Tuesday 29th. I bless God I enjoyed comfort in prayer this evening. I must keep my own unworthiness ever in view. Pride is my greatest stumbling block; and there is danger in it in two ways – lest it should make me desist from a Christian life, through fear of the world, my friends, &c.; or if I persevere, lest it should make me vain of so doing. In all disputes on religion, I must be particularly on my guard to distinguish it from a zeal for God and his cause. I must consider and set down the marks whereby they may be known from each other. I will form a plan of my particular duty, praying God to enable me to do it properly, and set it before me as a chart of the country, and map of the road I must travel …

November 30th. Was very fervent in prayer this morning, and thought these warm impressions would never go off. Yet in vain endeavoured in the evening to rouse myself. God grant it may not all prove vain; oh if it does, how will my punishment be deservedly increased! The only way I find of moving myself, is by thinking of my great transgressions, weakness, blindness, and of God’s having promised to supply these defects. But though I firmly believe them, yet I read of future judgement, and think of God’s wrath against sinners with no great emotions …

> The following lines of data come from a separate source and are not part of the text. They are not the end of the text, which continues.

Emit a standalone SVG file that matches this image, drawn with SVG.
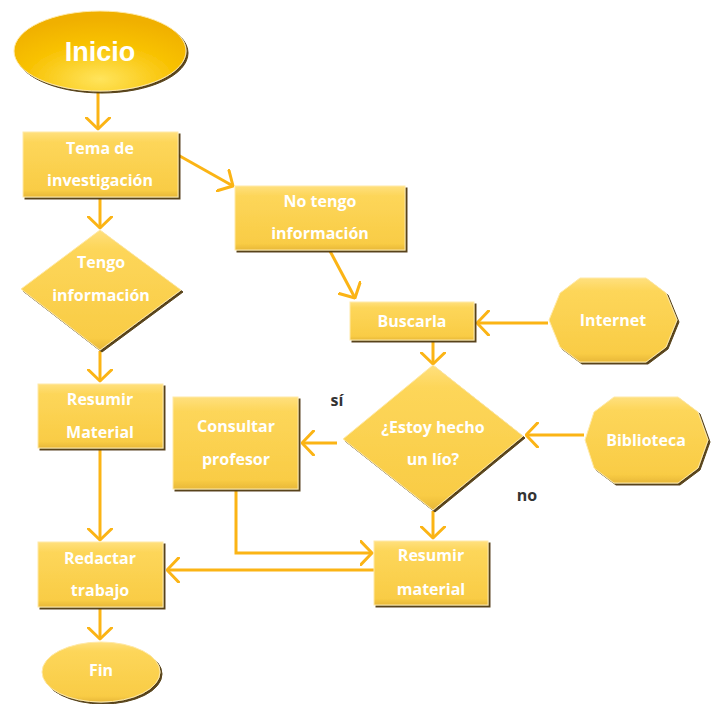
<svg xmlns="http://www.w3.org/2000/svg" width="712" height="704" viewBox="0 0 712 704">
<defs>
<style>
.box{fill:url(#gBox);stroke:#FFE9A8;stroke-width:1;filter:url(#sh)}
.t{font-family:"Open Sans","Noto Sans","DejaVu Sans",sans-serif;font-weight:bold;font-size:16px;fill:#FFFFFF;text-anchor:middle}
.lbl{font-family:"Open Sans","Noto Sans","DejaVu Sans",sans-serif;font-weight:bold;font-size:16px;fill:#333333;text-anchor:middle}
.c{fill:none;stroke:#FBB415;stroke-width:3;marker-end:url(#ah)}
</style>
<linearGradient id="gBox" x1="0" y1="0" x2="0" y2="1">
<stop offset="0" stop-color="#FFE07E"/>
<stop offset="0.15" stop-color="#FDD65A"/>
<stop offset="0.9" stop-color="#F9CC45"/>
<stop offset="1" stop-color="#E8B838"/>
</linearGradient>
<radialGradient id="gStart" cx="0.5" cy="0.85" r="0.75">
<stop offset="0" stop-color="#FFE45C"/>
<stop offset="0.6" stop-color="#F8C100"/>
<stop offset="1" stop-color="#F0B000"/>
</radialGradient>
<filter id="sh" x="-10%" y="-10%" width="125%" height="130%">
<feDropShadow dx="2" dy="2" stdDeviation="0.6" flood-color="#4F3A0C" flood-opacity="0.95"/>
</filter>
<marker id="ah" viewBox="0 0 14 26" refX="12.5" refY="13" markerWidth="14" markerHeight="26" markerUnits="userSpaceOnUse" orient="auto">
<path d="M1,1 L12.5,13 L1,25" fill="none" stroke="#FBB415" stroke-width="3" stroke-linecap="round" stroke-linejoin="round"/>
</marker>
</defs>

<g id="connectors">
<path class="c" d="M98,91 L98,129"/>
<path class="c" d="M178,155 L233,186"/>
<path class="c" d="M330,251 L355,298"/>
<path class="c" d="M548,323 L477,323"/>
<path class="c" d="M433,341 L433,364"/>
<path class="c" d="M584,435 L526,435"/>
<path class="c" d="M337,443 L302,443"/>
<path class="c" d="M236,490 L236,553 L372,553"/>
<path class="c" d="M433,511 L433,538"/>
<path class="c" d="M374,570 L167,570"/>
<path class="c" d="M100,198 L100,228"/>
<path class="c" d="M100,351 L100,381"/>
<path class="c" d="M100,449 L100,540"/>
<path class="c" d="M100,608 L100,639"/>
</g>

<g id="inicio">
<ellipse cx="100" cy="51" rx="86" ry="40" fill="url(#gStart)" stroke="#FFE9A8" stroke-width="1" filter="url(#sh)"/>
<text x="100" y="61" font-family="'Liberation Sans',Arial,sans-serif" font-weight="bold" font-size="27" fill="#FFFFFF" text-anchor="middle">Inicio</text>
</g>

<g id="tema">
<rect class="box" x="23" y="132" width="155" height="65"/>
<text class="t" x="100" y="154">Tema de</text>
<text class="t" x="100" y="186">investigación</text>
</g>

<g id="notengo">
<rect class="box" x="235" y="186" width="170" height="64"/>
<text class="t" x="320" y="207">No tengo</text>
<text class="t" x="320" y="239">información</text>
</g>

<g id="buscarla">
<rect class="box" x="350" y="302" width="124" height="38"/>
<text class="t" x="412" y="327">Buscarla</text>
</g>

<g id="internet">
<polygon class="box" points="580,278 646,278 666,293 677,320 666,347 646,362 580,362 560,347 549,320 560,293"/>
<text class="t" x="613" y="326">Internet</text>
</g>

<g id="estoy">
<polygon class="box" points="433,365 523,436 433,510 343,439"/>
<text class="t" x="433" y="433">¿Estoy hecho</text>
<text class="t" x="433" y="465">un lío?</text>
</g>

<g id="biblioteca">
<polygon class="box" points="614,397 678,397 698,412 708,440 698,468 678,483 614,483 594,468 585,440 594,412"/>
<text class="t" x="646" y="446">Biblioteca</text>
</g>

<g id="consultar">
<rect class="box" x="173" y="397" width="125" height="92"/>
<text class="t" x="236" y="432">Consultar</text>
<text class="t" x="236" y="465">profesor</text>
</g>

<g id="resumir2">
<rect class="box" x="374" y="541" width="114" height="64"/>
<text class="t" x="431" y="561">Resumir</text>
<text class="t" x="431" y="595">material</text>
</g>

<g id="tengo">
<polygon class="box" points="100,230 181,290 100,350 21,289"/>
<text class="t" x="101" y="268">Tengo</text>
<text class="t" x="101" y="301">información</text>
</g>

<g id="resumir1">
<rect class="box" x="38" y="384" width="125" height="64"/>
<text class="t" x="100" y="405">Resumir</text>
<text class="t" x="100" y="438">Material</text>
</g>

<g id="redactar">
<rect class="box" x="38" y="542" width="125" height="65"/>
<text class="t" x="100" y="564">Redactar</text>
<text class="t" x="100" y="596">trabajo</text>
</g>

<g id="fin">
<ellipse class="box" cx="101" cy="672" rx="59" ry="30"/>
<text class="t" x="101" y="676">Fin</text>
</g>

<g id="labels">
<text class="lbl" x="337" y="406">sí</text>
<text class="lbl" x="527" y="501">no</text>
</g>
</svg>
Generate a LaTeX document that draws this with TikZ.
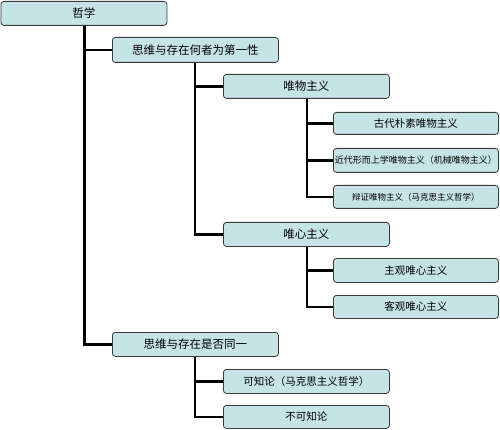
\documentclass[tikz,border=0pt]{standalone}
\usepackage{fontspec}
\setmainfont{Noto Sans CJK SC}
\definecolor{boxfill}{HTML}{C6E3E6}
\definecolor{boxline}{HTML}{3A3A3A}
\tikzset{
  box/.style={draw=boxline, line width=0.8pt, fill=boxfill, rounded corners=3pt, inner sep=0pt, anchor=north west, font=\fontsize{11.5}{12}\selectfont},
  link/.style={black, line width=2.4pt}
}
\begin{document}
\begin{tikzpicture}[x=1pt,y=-1pt]
\useasboundingbox (0,0) rectangle (500,430);
\fill[white] (0,0) rectangle (500,430);
% nodes
\node[box, minimum width=166pt, minimum height=24pt] (a) at (0.5,1) {哲学};
\node[box, minimum width=166pt, minimum height=25pt] (b) at (112,37) {思维与存在何者为第一性};
\node[box, minimum width=166pt, minimum height=24pt] (c) at (223,74) {唯物主义};
\node[box, minimum width=165pt, minimum height=22pt, font=\fontsize{10.5}{11}\selectfont] (c1) at (333,112) {古代朴素唯物主义};
\node[box, minimum width=165pt, minimum height=24pt, font=\fontsize{9}{10}\selectfont] (c2) at (333,148) {近代形而上学唯物主义（机械唯物主义）};
\node[box, minimum width=165pt, minimum height=23pt, font=\fontsize{8.5}{9}\selectfont] (c3) at (333,185) {辩证唯物主义（马克思主义哲学）};
\node[box, minimum width=166pt, minimum height=24pt] (d) at (223,222) {唯心主义};
\node[box, minimum width=165pt, minimum height=24pt, font=\fontsize{10.5}{11}\selectfont] (d1) at (333,258) {主观唯心主义};
\node[box, minimum width=165pt, minimum height=23pt, font=\fontsize{10.5}{11}\selectfont] (d2) at (333,295) {客观唯心主义};
\node[box, minimum width=166pt, minimum height=24pt] (e) at (112,332) {思维与存在是否同一};
\node[box, minimum width=166pt, minimum height=24pt, font=\fontsize{10.5}{11}\selectfont] (e1) at (223,369) {可知论（马克思主义哲学）};
\node[box, minimum width=166pt, minimum height=23pt, font=\fontsize{10.5}{11}\selectfont] (e2) at (223,405) {不可知论};
% connectors
\draw[link] (a.south west) ++(84,0) coordinate (a0) |- (b.west);
\draw[link] (a0) |- (e.west);
\draw[link] (b.south west) ++(83,0) coordinate (b0) |- (c.west);
\draw[link] (b0) |- (d.west);
\draw[link] (c.south west) ++(84,0) coordinate (c0) |- (c1.west);
\draw[link] (c0) |- (c2.west);
\draw[link] (c0) |- (c3.west);
\draw[link] (d.south west) ++(84,0) coordinate (d0) |- (d1.west);
\draw[link] (d0) |- (d2.west);
\draw[link] (e.south west) ++(83,0) coordinate (e0) |- (e1.west);
\draw[link] (e0) |- (e2.west);
\end{tikzpicture}
\end{document}
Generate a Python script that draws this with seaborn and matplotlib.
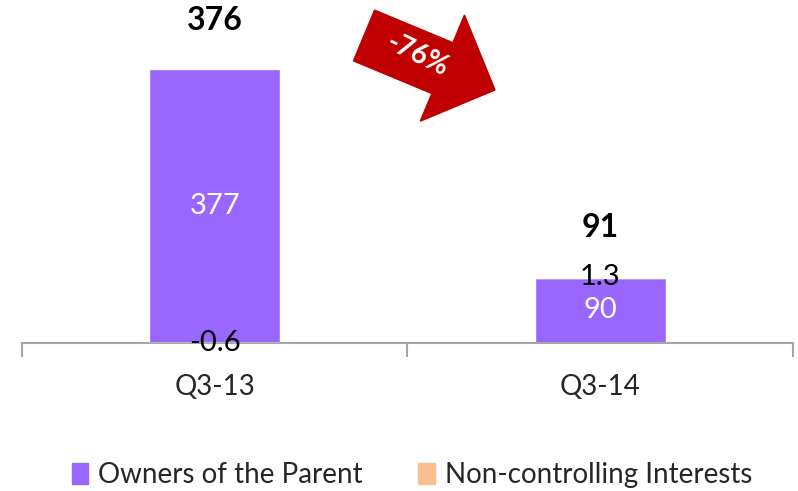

It was all there: doubt, shame, and sometimes near despair, all in an atmosphere of agonising introspection. He would always regard this as the most difficult experience of his life: ‘I was filled with sorrow. I am sure that no human creature could suffer more than I did for some months. It seems indeed it quite affected my reason; not so as others would observe, for all this time I kept out of company. They might see I was out of spirits.’

Astonishingly, when he did appear in public he gave no sign of his inner torment, Pitt’s sister writing on 10 November that she had been ‘agreeably surprised by a visit from Mr Wilberforce who has come home remarkably well’.

But although he complained to his diary that ‘all religious thoughts go off in London’,

he was finding that he could no longer see the great men of the political world in the same light as before. Dining with the cabinet at Downing Street, he ‘was often thinking that pompous Thurlow [the Lord Chancellor] and elegant Carmarthen would soon appear in the same row with the poor fellow who waited behind their chairs’.

By the end of November he felt he had to explain to his closest friends what was happening to him, but on a confidential basis so as to avoid any public reaction. The letter in which he explained himself to Pitt has not survived, but he later recalled that ‘I told him that though I should ever feel a strong affection for him, and had every reason to feel that I should be in general able to support him, yet I could no more be so much a Party man as I had been before.’

Pitt’s reply, written from Downing Street on 2 December 1785, suggests that Wilberforce had raised the idea of withdrawing from general society and possibly from the political world. His immediate response was to affirm his friendship, begin to argue, and seek a discussion, in a letter which was all the more remarkable for having been written by a busy Prime Minister. He began by saying that he was ‘too deeply interested in whatever concerns you not to be very sensibly affected by what has the appearance of a new era in your life, and so important in its consequences for yourself and your friends. As to any public conduct which your opinions may ever lead you to, I will not disguise to you that few things could go nearer my heart than to find myself differing from you essentially on any great principle.’